Am 31. Januar ist es wieder so weit: Beatrix wird stolze 70 Jahre alt und die Oranier zelebrieren diesen Tag im kleinen Kreis mit wenigen ausgesuchten Freunden. (Offiziell und mit dem Volk feiert die Königin ihren Geburtstag am 30. April, dem Koniginnedag. Dieser Nationalfeiertag ist eine Huldigung an ihre Mutter Juliana, die an diesem Tag Geburtstag hatte.) Viel sickert nie durch über das festliche und ziemlich feucht-fröhliche Familientreffen. Beatrix weiß ihr Privatleben zu schützen. Wer gegen ihre Omertá verstößt, muss mit ihrem Zorn und ewiger Verbannung vom Hofe rechnen. Und das will niemand riskieren.

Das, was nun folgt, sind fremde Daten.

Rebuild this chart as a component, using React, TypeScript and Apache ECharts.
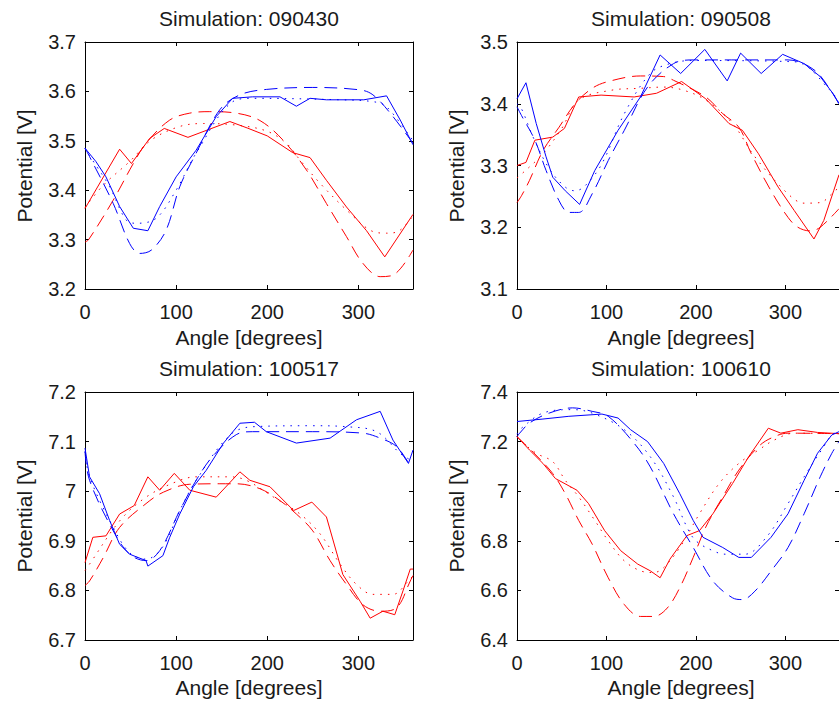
import React, { useEffect, useRef } from "react";
import * as echarts from "echarts";

// ---------- data ----------
const titles = ["Simulation: 090430", "Simulation: 090508", "Simulation: 100517", "Simulation: 100610"];
const xLabel = "Angle [degrees]";
const yLabel = "Potential [V]";
const angleMin = 0;
const angleMax = 360;
const angleStep = 100;
const yMins = [3.2, 3.1, 6.7, 6.4];
const yMaxs = [3.7, 3.5, 7.2, 7.4];
const ySteps = [0.1, 0.1, 0.1, 0.2];

// Simulation 090430
const s1RedSolid = [[0,3.363],[38,3.483],[51,3.454],[71,3.505],[87,3.525],[113,3.507],[159,3.539],[178,3.526],[200,3.51],[228,3.476],[247,3.466],[265,3.42],[287,3.366],[309,3.318],[329,3.265],[360,3.351]];
const s1RedDashed = [[0,3.295],[4,3.30],[31,3.38],[53,3.454],[67,3.495],[93,3.542],[115,3.556],[137,3.559],[166,3.556],[192,3.541],[217,3.502],[243,3.441],[265,3.373],[287,3.306],[305,3.252],[324,3.225],[338,3.228],[360,3.279]];
const s1RedDotted = [[0,3.365],[20,3.41],[49,3.458],[73,3.502],[104,3.529],[130,3.535],[165,3.532],[199,3.52],[221,3.495],[236,3.461],[258,3.414],[287,3.36],[313,3.319],[331,3.313],[345,3.318],[360,3.348]];
const s1BlueSolid = [[0,3.485],[12,3.458],[23,3.427],[38,3.367],[53,3.323],[69,3.318],[82,3.367],[100,3.427],[122,3.481],[144,3.549],[162,3.586],[184,3.589],[214,3.589],[232,3.57],[247,3.586],[265,3.583],[306,3.583],[331,3.591],[346,3.542],[360,3.492]];
const s1BlueDashed = [[0,3.485],[5,3.468],[31,3.373],[49,3.292],[60,3.272],[73,3.279],[89,3.319],[104,3.407],[122,3.475],[148,3.563],[170,3.593],[199,3.604],[250,3.608],[302,3.603],[316,3.593],[335,3.556],[360,3.495]];
const s1BlueDotted = [[0,3.485],[5,3.47],[27,3.407],[45,3.34],[56,3.333],[78,3.343],[100,3.40],[122,3.475],[162,3.579],[184,3.586],[280,3.583],[317,3.579],[331,3.569],[360,3.50]];

// Simulation 090508
const s2RedSolid = [[0,3.30],[10,3.305],[20,3.341],[40,3.346],[53,3.36],[69,3.411],[94,3.414],[131,3.411],[156,3.417],[184,3.436],[211,3.408],[237,3.368],[252,3.357],[270,3.319],[292,3.265],[310,3.227],[332,3.181],[343,3.211],[354,3.259],[360,3.285]];
const s2RedDashed = [[0,3.24],[5,3.251],[14,3.276],[29,3.324],[47,3.362],[65,3.40],[84,3.425],[102,3.436],[138,3.445],[164,3.444],[175,3.438],[211,3.411],[230,3.384],[248,3.362],[262,3.319],[284,3.259],[303,3.216],[314,3.20],[328,3.194],[339,3.20],[360,3.23]];
const s2RedDotted = [[0,3.28],[5,3.286],[29,3.319],[50,3.36],[69,3.406],[106,3.422],[138,3.425],[164,3.427],[186,3.422],[211,3.406],[241,3.368],[266,3.314],[303,3.254],[321,3.239],[339,3.24],[352,3.254],[360,3.265]];
const s2BlueSolid = [[0,3.408],[10,3.434],[21.5,3.368],[32.5,3.314],[40,3.281],[54,3.259],[70,3.237],[87,3.292],[113,3.357],[138,3.411],[160,3.479],[183,3.449],[210,3.488],[235,3.437],[250,3.482],[273,3.449],[297,3.48],[321,3.465],[339,3.444],[352,3.419],[360,3.40]];
const s2BlueDashed = [[0,3.395],[5,3.381],[20,3.341],[32.5,3.292],[47,3.243],[58,3.224],[69,3.224],[84,3.254],[102,3.308],[120,3.357],[146,3.427],[175,3.465],[197,3.471],[248,3.471],[303,3.471],[332,3.455],[352,3.419],[360,3.40]];
const s2BlueDotted = [[0,3.40],[5,3.392],[18,3.346],[36,3.295],[54,3.265],[65,3.259],[76,3.267],[95,3.303],[120,3.384],[149,3.449],[171,3.465],[197,3.47],[310,3.468],[352,3.419],[360,3.40]];

// Simulation 100517
const s3RedSolid = [[0,6.856],[8.6,6.907],[23,6.91],[38,6.954],[54,6.971],[69,7.029],[82,7.002],[98,7.036],[115,7.002],[144,6.988],[170,7.039],[181,7.022],[203,7.009],[229,6.961],[249,6.978],[265,6.948],[283,6.832],[302,6.778],[313,6.744],[327,6.758],[340,6.751],[349,6.799],[357,6.843],[360,6.843]];
const s3RedDashed = [[0,6.81],[5,6.819],[20,6.866],[38,6.927],[67,6.975],[86,6.998],[115,7.014],[148,7.015],[166,7.015],[192,7.005],[214,6.981],[232,6.954],[250,6.92],[269,6.86],[287,6.812],[305,6.771],[324,6.758],[342,6.765],[357,6.819],[360,6.83]];
const s3RedDotted = [[0,6.84],[5,6.853],[38,6.94],[67,6.988],[100,7.019],[122,7.029],[159,7.029],[177,7.022],[207,6.988],[236,6.954],[258,6.914],[280,6.853],[298,6.812],[316,6.792],[338,6.792],[355,6.819],[360,6.83]];
const s3BlueSolid = [[0,7.087],[5,7.029],[16,6.995],[27,6.941],[38,6.893],[49,6.873],[67,6.86],[69,6.849],[85.5,6.87],[93,6.907],[104,6.954],[119,7.009],[133,7.042],[152,7.097],[170,7.137],[186,7.139],[199,7.12],[232,7.097],[269,7.107],[298,7.144],[324,7.161],[338,7.103],[355,7.056],[360,7.083]];
const s3BlueDashed = [[0,7.08],[5,7.022],[31,6.92],[49,6.873],[67,6.86],[82,6.88],[104,6.961],[122,7.022],[140,7.07],[166,7.114],[184,7.12],[250,7.12],[305,7.117],[324,7.107],[342,7.09],[357,7.053],[360,7.05]];
const s3BlueDotted = [[0,7.08],[5,7.029],[31,6.927],[49,6.876],[67,6.863],[85,6.887],[104,6.961],[122,7.022],[159,7.113],[184,7.13],[250,7.132],[287,7.13],[320,7.12],[346,7.076],[357,7.063],[360,7.06]];

// Simulation 100610
const s4RedSolid = [[0,7.22],[14,7.166],[29,7.112],[43,7.051],[67,7.004],[80,6.95],[98,6.841],[116,6.76],[135,6.706],[149,6.679],[160,6.651],[171,6.726],[190,6.821],[204,6.841],[219,6.909],[241,7.031],[259,7.139],[281,7.254],[295,7.234],[314,7.248],[336,7.237],[360,7.232]];
const s4RedDashed = [[0,7.22],[20,7.15],[40,7.071],[54,6.99],[69,6.882],[84,6.787],[102,6.651],[120,6.543],[138,6.495],[153,6.495],[168,6.529],[182,6.611],[197,6.733],[211,6.855],[230,6.977],[248,7.085],[270,7.18],[284,7.214],[303,7.234],[360,7.232]];
const s4RedDotted = [[0,7.22],[3,7.207],[21.5,7.153],[40,7.119],[54,7.044],[69,6.977],[87,6.882],[102,6.80],[120,6.719],[138,6.679],[153,6.672],[164,6.692],[182,6.773],[204,6.909],[226,7.031],[248,7.112],[270,7.166],[288,7.207],[310,7.234],[360,7.232]];
const s4BlueSolid = [[0,7.281],[29,7.291],[58,7.302],[95,7.311],[113,7.295],[127,7.248],[146,7.20],[164,7.112],[182,6.99],[197,6.882],[208,6.814],[230,6.773],[248,6.733],[262,6.733],[284,6.814],[303,6.909],[321,7.044],[336,7.153],[352,7.227],[360,7.24]];
const s4BlueDashed = [[0,7.22],[3,7.234],[14,7.275],[36,7.315],[62,7.336],[84,7.322],[102,7.302],[131,7.193],[149,7.098],[175,6.909],[197,6.773],[219,6.638],[241,6.57],[252,6.563],[266,6.597],[284,6.678],[303,6.773],[321,6.909],[339,7.058],[352,7.153],[360,7.2]];
const s4BlueDotted = [[0,7.23],[5,7.254],[29,7.315],[62,7.329],[84,7.315],[120,7.248],[149,7.139],[175,6.977],[190,6.855],[200,6.80],[219,6.76],[233,6.746],[255,6.746],[280,6.82],[303,6.95],[321,7.058],[343,7.18],[352,7.227],[360,7.24]];

const panels = [
  [s1RedSolid, s1RedDashed, s1RedDotted, s1BlueSolid, s1BlueDashed, s1BlueDotted],
  [s2RedSolid, s2RedDashed, s2RedDotted, s2BlueSolid, s2BlueDashed, s2BlueDotted],
  [s3RedSolid, s3RedDashed, s3RedDotted, s3BlueSolid, s3BlueDashed, s3BlueDotted],
  [s4RedSolid, s4RedDashed, s4RedDotted, s4BlueSolid, s4BlueDashed, s4BlueDotted],
];

// ---------- layout / style ----------
const FONT = "'Liberation Sans', Arial, Helvetica, sans-serif";
const TXT = "#1a1a1a";
const GRIDS = [
  { left: 85, top: 42, width: 328, height: 247 },
  { left: 517, top: 42, width: 329, height: 247 },
  { left: 85, top: 392, width: 328, height: 248 },
  { left: 517, top: 392, width: 329, height: 248 },
];
const lineColors = ["#ff0000", "#ff0000", "#ff0000", "#0000ff", "#0000ff", "#0000ff"];
const lineTypes: any[] = ["solid", [13, 7], [1.5, 6], "solid", [13, 7], [1.5, 6]];

function buildOption() {
  const grid: any[] = [];
  const xAxis: any[] = [];
  const yAxis: any[] = [];
  const series: any[] = [];
  const graphic: any[] = [];
  const axisLine = { show: true, onZero: false, lineStyle: { color: "#000", width: 1 } };
  GRIDS.forEach((g, i) => {
    grid.push({ ...g, containLabel: false, show: false });
    const xBase = {
      type: "value", gridIndex: i, min: angleMin, max: angleMax, interval: angleStep,
      axisLine, splitLine: { show: false },
      axisTick: { show: true, inside: true, length: 4, lineStyle: { color: "#000" } },
    };
    xAxis.push({
      ...xBase, position: "bottom",
      axisLabel: { show: true, margin: 13, fontSize: 20, fontFamily: FONT, color: TXT, showMaxLabel: false },
    });
    xAxis.push({ ...xBase, position: "top", axisLabel: { show: false } });
    const yBase = {
      type: "value", gridIndex: i, min: yMins[i], max: yMaxs[i], interval: ySteps[i],
      axisLine, splitLine: { show: false },
      axisTick: { show: true, inside: true, length: 4, lineStyle: { color: "#000" } },
    };
    yAxis.push({
      ...yBase, position: "left",
      axisLabel: { show: true, margin: 9, fontSize: 20, fontFamily: FONT, color: TXT },
    });
    yAxis.push({ ...yBase, position: "right", axisLabel: { show: false } });

    panels[i].forEach((d, k) => {
      series.push({
        type: "line", xAxisIndex: 2 * i, yAxisIndex: 2 * i, data: d,
        symbol: "none", smooth: k % 3 === 0 ? false : 0.35, clip: true,
        lineStyle: { color: lineColors[k], width: 1, type: lineTypes[k] },
        silent: true,
      });
    });

    const cx = 249 + (i % 2) * 432;
    const rowTop = i < 2 ? 0 : 350;
    graphic.push({
      type: "text", x: cx, y: 18 + rowTop,
      style: { text: titles[i], font: `21px ${FONT}`, fill: TXT, align: "center", verticalAlign: "middle" },
    });
    graphic.push({
      type: "text", x: cx, y: 337 + rowTop,
      style: { text: xLabel, font: `21px ${FONT}`, fill: TXT, align: "center", verticalAlign: "middle" },
    });
    graphic.push({
      type: "text", x: 24 + (i % 2) * 432, y: 166 + rowTop, rotation: Math.PI / 2,
      style: { text: yLabel, font: `21px ${FONT}`, fill: TXT, align: "center", verticalAlign: "middle" },
    });
  });
  return { animation: false, backgroundColor: "#ffffff", grid, xAxis, yAxis, series, graphic };
}

export default function App() {
  const ref = useRef<HTMLDivElement>(null);
  useEffect(() => {
    if (!ref.current) return;
    const chart = echarts.init(ref.current, undefined, { renderer: "svg" });
    chart.setOption(buildOption());
    return () => chart.dispose();
  }, []);
  return (
    <div
      ref={ref}
      style={{ position: "absolute", left: 0, top: 0, width: 839, height: 704, overflow: "hidden", background: "#fff" }}
    />
  );
}
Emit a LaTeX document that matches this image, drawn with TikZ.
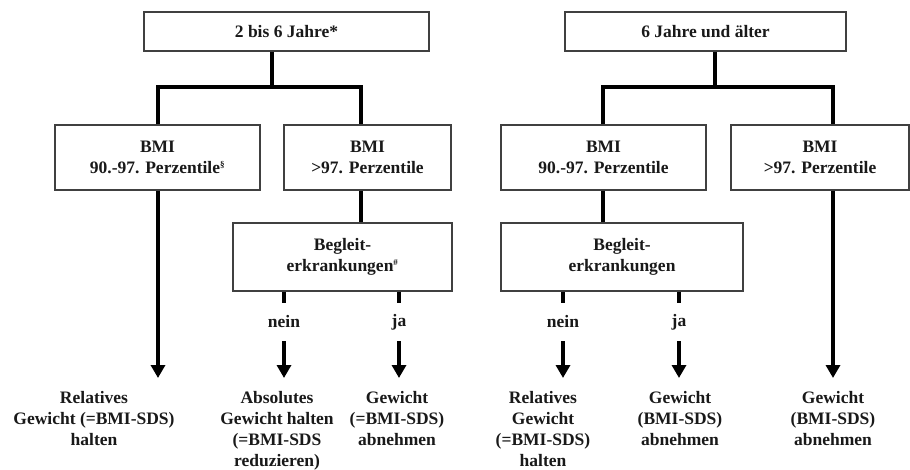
\documentclass[tikz,border=0pt]{standalone}
\usepackage{fontspec}
\setmainfont{Liberation Serif}
\usetikzlibrary{arrows.meta}
\begin{document}
\begin{tikzpicture}[x=1pt,y=-1pt,
  every node/.style={font=\bfseries\fontsize{17.5}{21}\selectfont, text=black!90},
  box/.style={draw=black!75, line width=1.2pt, inner sep=0pt, align=center},
  conn/.style={line width=4pt, line join=miter},
  arr/.style={conn, -{Triangle[width=14pt,length=13pt]}},
  lbl/.style={minimum height=38pt, inner sep=0pt},
  res/.style={anchor=north, align=center, inner xsep=0pt, inner ysep=13pt}]
\useasboundingbox (0,0) rectangle (910,469);
% ---------- tree 1 ----------
\node[box, minimum width=285pt, minimum height=39pt] (top1) at (286.5,31.5) {2 bis 6 Jahre*};
\node[box, minimum width=205pt, minimum height=65pt] (bmi1) at (157.5,157.5) {BMI\\90.-97. Perzentile\textsuperscript{\fontsize{9}{9}\selectfont\S}};
\node[box, minimum width=167pt, minimum height=65pt] (bmi2) at (367.5,157.5) {BMI\\>97. Perzentile};
\node[box, minimum width=219pt, minimum height=68pt] (beg1) at (342.5,257) {Begleit-\\erkrankungen\textsuperscript{\fontsize{9}{9}\selectfont\#}};
\coordinate (j1) at (272,87);
\coordinate (h1l) at (158,87);
\coordinate (h1r) at (361,87);
\node[lbl] (nein1) at (284,322) {nein};
\node[lbl] (ja1) at (399,322) {ja};
\node[res] (res1) at (94,378) {Relatives\\Gewicht (=BMI-SDS)\\halten};
\node[res] (res2) at (277,378) {Absolutes\\Gewicht halten\\(=BMI-SDS\\reduzieren)};
\node[res] (res3) at (397,378) {Gewicht\\(=BMI-SDS)\\abnehmen};
\draw[conn] (top1.south -| j1) -- (j1);
\draw[conn] (bmi1.north -| h1l) -- (h1l) -- (h1r) -- (bmi2.north -| h1r);
\draw[conn] (bmi2.south -| h1r) -- (beg1.north -| h1r);
\draw[arr] (bmi1.south -| h1l) -- (res1.north -| h1l);
\draw[conn] (beg1.south -| nein1) -- (nein1.north);
\draw[conn] (beg1.south -| ja1) -- (ja1.north);
\draw[arr] (nein1.south) -- (res2.north -| nein1);
\draw[arr] (ja1.south) -- (res3.north -| ja1);
% ---------- tree 2 ----------
\node[box, minimum width=281pt, minimum height=39pt] (top2) at (705.5,31.5) {6 Jahre und älter};
\node[box, minimum width=205pt, minimum height=65pt] (bmi3) at (603.5,157.5) {BMI\\90.-97. Perzentile};
\node[box, minimum width=178pt, minimum height=65pt] (bmi4) at (820,157.5) {BMI\\>97. Perzentile};
\node[box, minimum width=242pt, minimum height=68pt] (beg2) at (622,257) {Begleit-\\erkrankungen};
\coordinate (j2) at (715,87);
\coordinate (h2l) at (603,87);
\coordinate (h2r) at (833,87);
\node[lbl] (nein2) at (563,322) {nein};
\node[lbl] (ja2) at (679,322) {ja};
\node[res] (res4) at (543,378) {Relatives\\Gewicht\\(=BMI-SDS)\\halten};
\node[res] (res5) at (680,378) {Gewicht\\(BMI-SDS)\\abnehmen};
\node[res] (res6) at (833,378) {Gewicht\\(BMI-SDS)\\abnehmen};
\draw[conn] (top2.south -| j2) -- (j2);
\draw[conn] (bmi3.north -| h2l) -- (h2l) -- (h2r) -- (bmi4.north -| h2r);
\draw[conn] (bmi3.south -| h2l) -- (beg2.north -| h2l);
\draw[arr] (bmi4.south -| h2r) -- (res6.north -| h2r);
\draw[conn] (beg2.south -| nein2) -- (nein2.north);
\draw[conn] (beg2.south -| ja2) -- (ja2.north);
\draw[arr] (nein2.south) -- (res4.north -| nein2);
\draw[arr] (ja2.south) -- (res5.north -| ja2);
\end{tikzpicture}
\end{document}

Der bürgerliche Dr. Edwin de Roy van Zuydewijn wurde einmal zum königlichen Geburtstagsfest gebeten. Allerdings nur, weil er mit einer Nichte der Fürstin, Prinzessin Margarita, verlobt war, das galt als Eintrittskarte. Die Einladung kam jedoch nicht von Herzen, denn die Königin mochte den redegewandten Edwin nicht. Eifersucht mag mit im Spiel gewesen sein, denn keiner ihrer eigenen Söhne oder Neffen hatte es im Studium so weit gebracht wie der Wissenschaftler, der seine Promotion in Cambridge schrieb.

Kleine Spielchen bei Hofe

Nachdem er sich mit der Monarchin überworfen hatte, erzählte er einem niederländischen Magazin sowie dem stern von seinen Erlebnissen mit "Tante" Beatrix. Kenner der Gepflogenheiten im Palast hatten ihn vorgewarnt: "Die Königin genießt es, Menschen, die sie ablehnt, zu verunsichern. Sieh zu, dass du nichts in den Händen hältst. Wenn du rechts ein Glas oder eine Zigarette in der Hand hast, taucht sie plötzlich auf. Und du weißt dann nicht, wie du es anstellen sollst, sie formvollendet zu begrüßen. Solche verwirrenden Momente machen Beatrix Spaß."

Bei Edwin de Roy van Zuydewijn, der ohnehin schon als eine Art Persona non grata galt, gelang ihr dieses schelmische Manöver nicht. Vorgewarnt wartete er ab und sah, wie die Königin ihn hinter einer Säule stehend beobachtete. Die Zeit verstrich, es passierte nichts. Schließlich kam Beatrix auf ihn zu und begrüßte ihn kühl und distanziert. Er hatte die Hände frei. Edwin wusste: "Ich habe sie ausgetrickst. Aber sie hat sich absolut nichts anmerken lassen." Er machte sich damit nicht beliebter.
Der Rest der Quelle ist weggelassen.